» Exercise prompt
Only one portion of the data is to be written out: from the line bearing "The picture is" through the line bearing "import seaborn as sns". Write it exactly as it appears.
^^^^
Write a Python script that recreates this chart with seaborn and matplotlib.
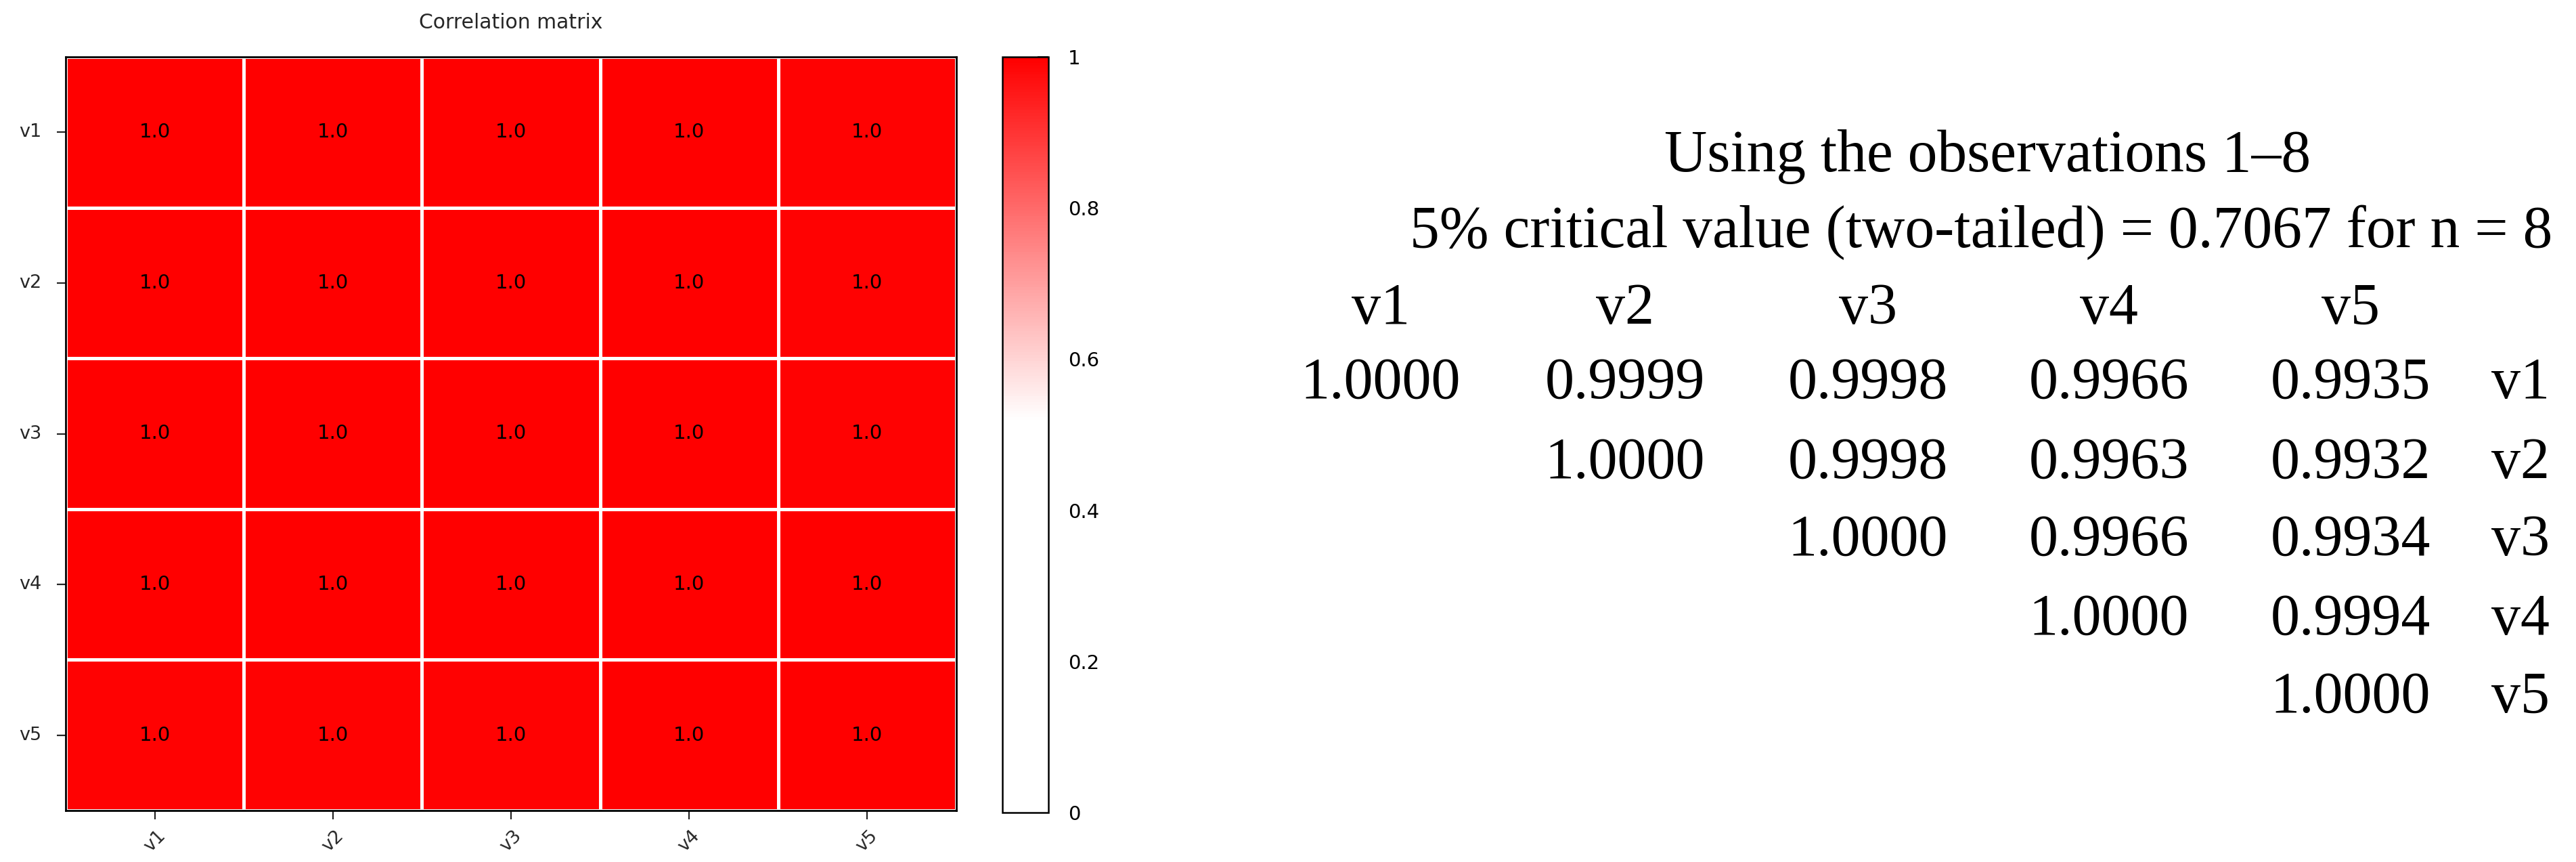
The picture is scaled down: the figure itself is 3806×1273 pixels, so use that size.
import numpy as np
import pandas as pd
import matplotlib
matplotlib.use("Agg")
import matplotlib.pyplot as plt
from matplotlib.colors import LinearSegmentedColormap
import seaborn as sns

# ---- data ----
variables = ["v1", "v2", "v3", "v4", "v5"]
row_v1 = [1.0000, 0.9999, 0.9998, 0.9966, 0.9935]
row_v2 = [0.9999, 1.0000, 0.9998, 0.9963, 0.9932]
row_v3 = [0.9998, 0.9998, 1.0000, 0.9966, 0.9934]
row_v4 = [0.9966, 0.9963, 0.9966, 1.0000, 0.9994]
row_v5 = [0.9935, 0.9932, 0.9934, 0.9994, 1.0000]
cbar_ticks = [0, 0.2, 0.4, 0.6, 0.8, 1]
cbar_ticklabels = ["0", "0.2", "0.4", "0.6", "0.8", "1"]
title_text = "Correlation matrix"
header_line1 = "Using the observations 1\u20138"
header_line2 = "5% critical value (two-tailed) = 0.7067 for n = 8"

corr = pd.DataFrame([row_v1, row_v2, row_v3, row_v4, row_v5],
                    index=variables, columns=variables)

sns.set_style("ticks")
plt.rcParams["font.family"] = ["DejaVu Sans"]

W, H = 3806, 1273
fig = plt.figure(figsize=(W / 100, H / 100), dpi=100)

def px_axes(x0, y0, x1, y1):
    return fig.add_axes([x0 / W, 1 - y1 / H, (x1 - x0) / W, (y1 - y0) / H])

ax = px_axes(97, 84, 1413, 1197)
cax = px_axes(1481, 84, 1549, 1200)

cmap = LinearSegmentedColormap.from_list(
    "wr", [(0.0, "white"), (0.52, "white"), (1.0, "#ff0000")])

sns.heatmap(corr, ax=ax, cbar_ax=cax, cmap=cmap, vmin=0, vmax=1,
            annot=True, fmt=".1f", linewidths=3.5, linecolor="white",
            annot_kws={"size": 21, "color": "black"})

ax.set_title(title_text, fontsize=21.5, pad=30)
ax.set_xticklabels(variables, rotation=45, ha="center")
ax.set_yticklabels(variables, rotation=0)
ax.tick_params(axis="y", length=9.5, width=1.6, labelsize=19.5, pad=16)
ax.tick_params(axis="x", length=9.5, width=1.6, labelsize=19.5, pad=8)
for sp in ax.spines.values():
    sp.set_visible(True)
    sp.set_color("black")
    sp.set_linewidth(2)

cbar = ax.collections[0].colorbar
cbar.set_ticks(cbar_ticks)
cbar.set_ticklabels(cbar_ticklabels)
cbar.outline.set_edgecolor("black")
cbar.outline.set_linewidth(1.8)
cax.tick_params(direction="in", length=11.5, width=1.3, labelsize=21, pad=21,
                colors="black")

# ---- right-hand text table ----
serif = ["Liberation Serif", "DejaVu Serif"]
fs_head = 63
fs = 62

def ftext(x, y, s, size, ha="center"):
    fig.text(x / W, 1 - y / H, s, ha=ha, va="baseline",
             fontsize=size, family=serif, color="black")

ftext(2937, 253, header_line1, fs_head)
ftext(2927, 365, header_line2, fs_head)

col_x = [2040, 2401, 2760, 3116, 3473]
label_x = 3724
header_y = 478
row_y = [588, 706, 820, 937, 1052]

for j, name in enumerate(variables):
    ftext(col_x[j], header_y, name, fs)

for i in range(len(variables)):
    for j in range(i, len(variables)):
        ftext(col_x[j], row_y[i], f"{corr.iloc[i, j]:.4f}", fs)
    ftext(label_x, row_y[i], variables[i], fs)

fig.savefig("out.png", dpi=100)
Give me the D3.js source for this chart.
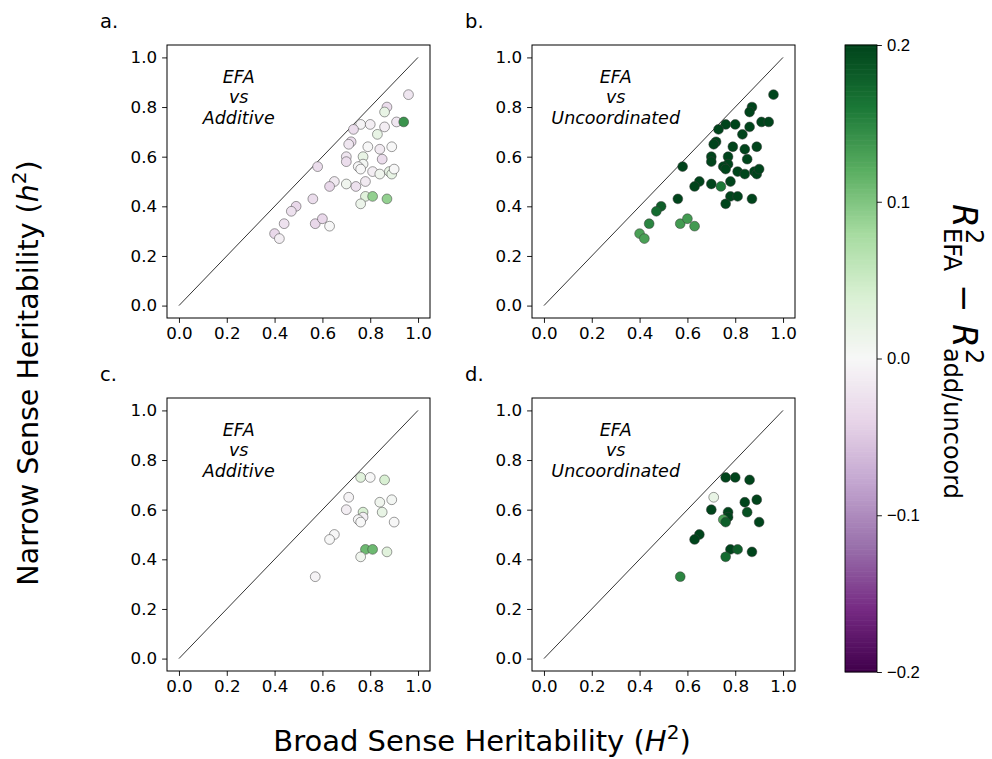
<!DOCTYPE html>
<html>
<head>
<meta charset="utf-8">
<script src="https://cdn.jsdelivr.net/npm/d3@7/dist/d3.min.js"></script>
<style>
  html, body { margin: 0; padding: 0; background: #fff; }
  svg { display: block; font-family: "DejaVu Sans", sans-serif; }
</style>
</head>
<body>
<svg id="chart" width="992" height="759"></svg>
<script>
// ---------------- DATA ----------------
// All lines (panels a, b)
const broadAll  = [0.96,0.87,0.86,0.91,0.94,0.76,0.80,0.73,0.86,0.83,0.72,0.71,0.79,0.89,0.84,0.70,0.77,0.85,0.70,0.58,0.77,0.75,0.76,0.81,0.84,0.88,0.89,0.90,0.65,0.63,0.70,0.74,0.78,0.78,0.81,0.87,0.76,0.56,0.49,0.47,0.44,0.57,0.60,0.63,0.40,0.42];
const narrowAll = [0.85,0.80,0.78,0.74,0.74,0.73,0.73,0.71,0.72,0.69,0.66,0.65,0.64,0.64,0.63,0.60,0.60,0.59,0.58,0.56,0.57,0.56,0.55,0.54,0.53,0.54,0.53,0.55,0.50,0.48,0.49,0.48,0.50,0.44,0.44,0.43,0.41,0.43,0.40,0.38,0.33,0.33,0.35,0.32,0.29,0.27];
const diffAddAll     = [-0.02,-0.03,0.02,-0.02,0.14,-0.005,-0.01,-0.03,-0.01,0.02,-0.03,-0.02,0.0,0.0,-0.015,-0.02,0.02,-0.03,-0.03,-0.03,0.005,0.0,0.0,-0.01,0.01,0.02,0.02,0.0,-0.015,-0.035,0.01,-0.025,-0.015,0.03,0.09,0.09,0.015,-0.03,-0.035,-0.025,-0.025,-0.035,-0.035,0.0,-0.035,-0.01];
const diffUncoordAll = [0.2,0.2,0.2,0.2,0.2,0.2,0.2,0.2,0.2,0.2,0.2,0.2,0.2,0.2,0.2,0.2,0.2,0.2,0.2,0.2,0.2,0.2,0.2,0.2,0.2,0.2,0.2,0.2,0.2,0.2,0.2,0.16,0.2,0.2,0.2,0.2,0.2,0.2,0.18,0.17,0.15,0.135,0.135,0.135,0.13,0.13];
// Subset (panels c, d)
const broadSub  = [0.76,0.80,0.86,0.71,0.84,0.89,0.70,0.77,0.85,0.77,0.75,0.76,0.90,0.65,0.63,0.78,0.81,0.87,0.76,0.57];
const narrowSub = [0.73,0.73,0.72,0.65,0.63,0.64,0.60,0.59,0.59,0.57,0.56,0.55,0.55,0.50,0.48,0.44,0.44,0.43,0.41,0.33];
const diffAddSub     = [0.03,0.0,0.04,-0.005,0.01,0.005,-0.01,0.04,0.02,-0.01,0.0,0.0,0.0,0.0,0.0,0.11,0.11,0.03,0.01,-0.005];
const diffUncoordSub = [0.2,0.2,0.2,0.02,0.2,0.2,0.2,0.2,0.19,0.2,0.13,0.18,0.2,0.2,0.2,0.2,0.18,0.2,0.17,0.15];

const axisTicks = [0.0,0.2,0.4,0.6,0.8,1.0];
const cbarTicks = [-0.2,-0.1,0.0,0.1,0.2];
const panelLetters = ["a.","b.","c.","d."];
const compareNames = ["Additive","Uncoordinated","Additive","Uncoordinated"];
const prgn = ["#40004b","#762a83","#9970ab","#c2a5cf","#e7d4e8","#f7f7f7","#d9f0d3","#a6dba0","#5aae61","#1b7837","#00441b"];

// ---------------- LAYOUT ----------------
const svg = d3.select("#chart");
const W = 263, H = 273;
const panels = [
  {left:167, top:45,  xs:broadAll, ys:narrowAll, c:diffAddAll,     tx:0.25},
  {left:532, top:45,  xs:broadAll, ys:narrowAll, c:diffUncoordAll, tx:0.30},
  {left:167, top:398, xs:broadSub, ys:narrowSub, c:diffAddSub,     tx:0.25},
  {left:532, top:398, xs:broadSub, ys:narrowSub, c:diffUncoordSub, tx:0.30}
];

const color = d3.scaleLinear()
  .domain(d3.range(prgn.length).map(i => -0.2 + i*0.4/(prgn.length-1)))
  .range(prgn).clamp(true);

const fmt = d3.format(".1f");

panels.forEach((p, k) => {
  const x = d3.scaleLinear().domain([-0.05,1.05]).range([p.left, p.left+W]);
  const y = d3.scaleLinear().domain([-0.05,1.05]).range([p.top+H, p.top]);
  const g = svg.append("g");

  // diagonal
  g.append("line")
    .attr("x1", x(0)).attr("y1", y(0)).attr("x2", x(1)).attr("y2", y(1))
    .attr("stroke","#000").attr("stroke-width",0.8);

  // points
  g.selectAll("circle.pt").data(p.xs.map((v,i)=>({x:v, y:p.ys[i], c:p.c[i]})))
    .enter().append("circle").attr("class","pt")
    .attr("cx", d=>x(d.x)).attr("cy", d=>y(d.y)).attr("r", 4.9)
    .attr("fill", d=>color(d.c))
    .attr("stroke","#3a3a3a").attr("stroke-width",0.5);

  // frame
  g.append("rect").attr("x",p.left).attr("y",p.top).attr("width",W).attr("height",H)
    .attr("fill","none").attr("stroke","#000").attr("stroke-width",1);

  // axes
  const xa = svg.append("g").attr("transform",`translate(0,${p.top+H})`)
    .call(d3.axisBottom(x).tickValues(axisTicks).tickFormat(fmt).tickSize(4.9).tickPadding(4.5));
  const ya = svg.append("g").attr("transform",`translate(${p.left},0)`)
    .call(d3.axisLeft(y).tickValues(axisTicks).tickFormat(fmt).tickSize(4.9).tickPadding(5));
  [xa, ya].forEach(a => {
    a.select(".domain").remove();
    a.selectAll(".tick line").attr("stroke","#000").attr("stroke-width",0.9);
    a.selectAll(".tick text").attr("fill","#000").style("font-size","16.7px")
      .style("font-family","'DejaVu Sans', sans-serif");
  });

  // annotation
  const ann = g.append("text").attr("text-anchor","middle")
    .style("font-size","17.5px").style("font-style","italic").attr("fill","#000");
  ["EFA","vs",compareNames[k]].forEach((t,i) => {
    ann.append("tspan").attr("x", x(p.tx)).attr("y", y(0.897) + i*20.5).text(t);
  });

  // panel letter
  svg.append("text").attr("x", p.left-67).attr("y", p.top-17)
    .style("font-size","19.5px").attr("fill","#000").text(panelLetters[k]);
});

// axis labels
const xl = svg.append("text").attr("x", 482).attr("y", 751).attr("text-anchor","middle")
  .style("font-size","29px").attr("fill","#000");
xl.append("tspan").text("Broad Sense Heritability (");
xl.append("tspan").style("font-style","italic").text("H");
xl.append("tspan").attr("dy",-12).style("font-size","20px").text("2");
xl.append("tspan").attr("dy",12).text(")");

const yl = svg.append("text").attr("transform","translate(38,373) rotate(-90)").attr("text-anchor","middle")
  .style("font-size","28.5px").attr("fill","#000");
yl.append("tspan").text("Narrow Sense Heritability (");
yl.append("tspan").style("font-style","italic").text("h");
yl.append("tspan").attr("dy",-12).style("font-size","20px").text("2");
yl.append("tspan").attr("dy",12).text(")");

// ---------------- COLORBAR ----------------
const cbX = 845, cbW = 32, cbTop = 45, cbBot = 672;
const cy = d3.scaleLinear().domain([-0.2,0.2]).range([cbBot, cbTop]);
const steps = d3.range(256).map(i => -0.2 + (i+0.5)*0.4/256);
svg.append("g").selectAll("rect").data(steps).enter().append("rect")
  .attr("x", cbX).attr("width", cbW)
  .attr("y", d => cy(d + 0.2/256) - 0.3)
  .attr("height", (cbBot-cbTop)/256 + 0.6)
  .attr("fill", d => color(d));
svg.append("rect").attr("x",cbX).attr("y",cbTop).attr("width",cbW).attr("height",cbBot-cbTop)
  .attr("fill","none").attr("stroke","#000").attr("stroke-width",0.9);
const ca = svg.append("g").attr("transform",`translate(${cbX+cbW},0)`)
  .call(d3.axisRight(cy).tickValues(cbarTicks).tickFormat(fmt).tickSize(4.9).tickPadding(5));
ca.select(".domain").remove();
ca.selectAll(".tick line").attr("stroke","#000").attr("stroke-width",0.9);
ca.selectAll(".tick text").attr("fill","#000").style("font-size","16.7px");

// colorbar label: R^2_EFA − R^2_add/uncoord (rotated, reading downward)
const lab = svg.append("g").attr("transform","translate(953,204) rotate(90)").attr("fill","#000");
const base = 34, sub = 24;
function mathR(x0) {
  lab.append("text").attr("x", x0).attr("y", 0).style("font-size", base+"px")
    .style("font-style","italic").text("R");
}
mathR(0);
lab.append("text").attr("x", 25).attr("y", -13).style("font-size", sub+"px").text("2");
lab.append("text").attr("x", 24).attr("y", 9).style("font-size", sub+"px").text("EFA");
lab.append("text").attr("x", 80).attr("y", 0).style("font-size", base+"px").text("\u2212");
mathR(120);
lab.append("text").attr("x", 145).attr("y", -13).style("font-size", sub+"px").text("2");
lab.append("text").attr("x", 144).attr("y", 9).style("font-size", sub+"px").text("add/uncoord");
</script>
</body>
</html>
^^^^
» Answer in full
The picture is scaled down: the figure itself is 3806×1273 pixels, so use that size.
import numpy as np
import pandas as pd
import matplotlib
matplotlib.use("Agg")
import matplotlib.pyplot as plt
from matplotlib.colors import LinearSegmentedColormap
import seaborn as sns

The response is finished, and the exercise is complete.